Beijing/New Delhi: When Union Foreign Minister S Jaishankar visited China days after his Pakistani counterpart Shah Mahmood Qureshi travelled to Beijing to seek China’s support for his country’s attempts to take India’s move to revoke special status to Kashmir to the UN Security Council, China issued a statement that was loaded, much as it might not be entirely to Pakistan’s liking.
After India’s move, China issued two separate statements outlining its position on Ladakh and, Jammu and Kashmir. In one of the statements, China objected to the formation of Ladakh as Union Territory by India, saying it undermined its territorial sovereignty. It expressed “serious concern” about the current situation in the region and said that “relevant sides need to exercise restraint and act prudently”.
In New Delhi, External Affairs Ministry spokesperson Raveesh Kumar had said, “India does not comment on the internal affairs of other countries and similarly expects other countries to do likewise.” On China’s comment on Ladakh, Kumar said India and China have agreed to a fair, reasonable and mutually acceptable settlement of the boundary question on the basis of the ‘Political Parameters and Guiding Principles’ for the settlement of India-China boundary question. Pending such a settlement, both sides have agreed to maintain peace and tranquillity in the border areas on the basis of the relevant agreements, Kumar had said in New Delhi.
But while India maintains that Jammu, Kashmir and Ladakh are integral parts of the country and the issue is strictly internal to the country, China has implicitly fired a new salvo at India, keeping its own Hong Kong situation in mind. “China is going to take stern measures in Hong Kong, crushing the pro-democracy movement,” said Supreme Court lawyer Amitabh Sinha, adding that India must take a position on the issue regardless of what China says about Jammu, Kashmir and Ladakh.
“Whereas an anti-India sentiment prevails in a section of Kashmir, beginning with first Prime Minister Jawaharlal Nehru’s mishandling of the affairs of the region affected later by Islamic terrorism, Hong Kong has been anti-China well before the introduction of the extradition bill (suspended amid protests). Due to some shortcomings of China, the United Kingdom had kept Hong Kong with itself. Until it transferred the region to China, it built a pro-democratic mindset in the people of Hong Kong. That mindset has prevailed even after Hong Kong’s integration with China,” Sinha said, giving a historical perspective.
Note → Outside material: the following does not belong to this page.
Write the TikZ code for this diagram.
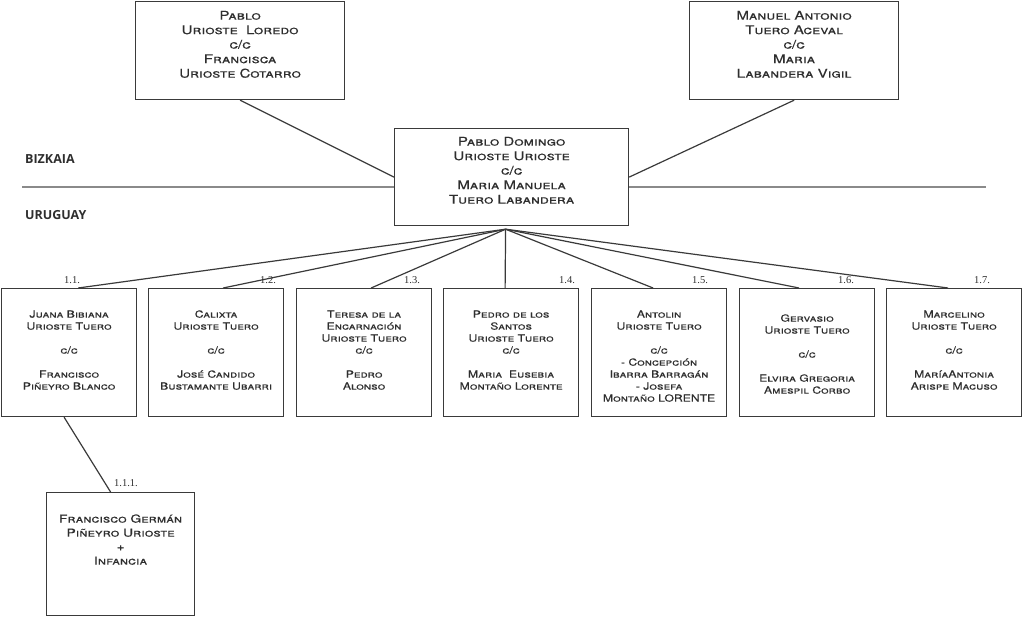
\documentclass[tikz,border=0pt]{standalone}
\usepackage{fontspec}
\newfontfamily\namefont[FakeStretch=1.25, FakeBold=0.4]{TeX Gyre Heros}
\newfontfamily\regionfont{Open Sans}
\newfontfamily\numfont{Liberation Serif}
\definecolor{boxline}{HTML}{3A3A3A}
\definecolor{sepgray}{HTML}{8A8A8A}
\definecolor{nametext}{HTML}{2E2E2E}

\tikzset{
  famille/.style={draw=boxline, line width=1.2pt, fill=white, inner sep=0pt,
    anchor=north west, align=center, text=nametext},
  parents/.style={famille, minimum width=209pt, text height=76pt, text depth=22pt,
    font=\namefont\scshape\fontsize{12}{14.5}\selectfont},
  couple/.style={famille, minimum width=234pt, text height=75pt, text depth=22pt,
    font=\namefont\scshape\fontsize{12}{14.5}\selectfont},
  enfant/.style={famille, minimum width=135pt, text height=101pt, text depth=27pt,
    font=\namefont\scshape\fontsize{9.75}{12}\selectfont},
  petit/.style={famille, minimum width=148pt, text height=72pt, text depth=51pt,
    font=\namefont\scshape\fontsize{11}{14}\selectfont},
  link/.style={draw=boxline, line width=1.2pt},
  numlabel/.style={font=\numfont\fontsize{10.5}{12}\selectfont, text=nametext, inner sep=0pt},
  region/.style={font=\regionfont\bfseries\fontsize{12.5}{14}\selectfont, text=nametext,
    anchor=west, inner sep=0pt}
}

\begin{document}
\begin{tikzpicture}[x=1pt,y=-1pt]
  \useasboundingbox (0,0) rectangle (1024,616);

  % Bizkaia / Uruguay
  \draw[draw=sepgray, line width=1.2pt] (22,187) -- (986,187);
  \node[region] (bizkaia) at (25,159) {BIZKAIA};
  \node[region] (uruguay) at (25,215) {URUGUAY};

  % padres
  \node[parents] (pablo) at (135,1) {Pablo\\Urioste\ \ Loredo\\c/c\\Francisca\\Urioste Cotarro};
  \node[parents] (manuel) at (689,1) {Manuel Antonio\\Tuero Aceval\\c/c\\Maria\\Labandera Vigil};
  \node[couple] (pd) at (394,128) {Pablo Domingo\\Urioste Urioste\\c/c\\Maria Manuela\\Tuero Labandera};
  \draw[link] (pablo.south) -- (pd.west);
  \draw[link] (manuel.south) -- (pd.east);

  % hijos
  \node[enfant] (c1) at (1,288) {Juana Bibiana\\Urioste Tuero\\[12pt]c/c\\[12pt]Francisco\\Piñeyro Blanco};
  \node[enfant] (c2) at (148,288) {Calixta\\Urioste Tuero\\[12pt]c/c\\[12pt]José Candido\\Bustamante Ubarri};
  \node[enfant] (c3) at (296,288) {Teresa de la\\Encarnación\\Urioste Tuero\\c/c\\[12pt]Pedro\\Alonso};
  \node[enfant] (c4) at (443,288) {Pedro de los\\Santos\\Urioste Tuero\\c/c\\[12pt]Maria\ \ Eusebia\\Montaño Lorente};
  \node[enfant, text height=113pt, text depth=15pt] (c5) at (591,288) {Antolin\\Urioste Tuero\\[12pt]c/c\\- Concepción\\Ibarra Barragán\\- Josefa\\Montaño LORENTE};
  \node[enfant, text height=105pt, text depth=23pt] (c6) at (739,288) {Gervasio\\Urioste Tuero\\[12pt]c/c\\[12pt]Elvira Gregoria\\Amespil Corbo};
  \node[enfant] (c7) at (886,288) {Marcelino\\Urioste Tuero\\[12pt]c/c\\[12pt]MaríaAntonia\\Arispe Macuso};

  \coordinate (hub) at ([xshift=-6pt,yshift=-3pt]pd.south);
  \foreach \i/\dx/\lx in {1/9/72, 2/7/268, 3/7/412, 4/-6/567, 5/-6/700, 6/-8/846, 7/-6/982}{
    \draw[link] (hub) -- ([xshift=\dx pt]c\i.north);
    \node[numlabel] (n\i) at (\lx,280) {1.\i.};
  }

  % nieto
  \node[petit] (g1) at (46,492) {Francisco Germán\\Piñeyro Urioste\\+\\Infancia};
  \draw[link] ([xshift=-5pt]c1.south) -- ([xshift=-10pt]g1.north);
  \node[numlabel] (n11) at (126,483) {1.1.1.};
\end{tikzpicture}
\end{document}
Sirf News had reported on 17 May that many in Hong Kong hold that leaders are stamping down on the financial hub’s unique freedoms and culture. The imprisonment of protest leaders, the disqualification of popular lawmakers and the disappearance of Beijing-critical booksellers, are among the recent examples of a government failing.
“Now, look at China’s trick. It is telling its domestic audience and the international community that Hong Kong protesters are inching towards terrorism!” Sinha said. “They want that, in return of their less belligerent stand on Kashmir, we do not raise the heat on Hong Kong. They are equating a pro-democracy movement with terrorism,” he added, saying this is dangerous and India must watch out for the trap the Chinese are laying.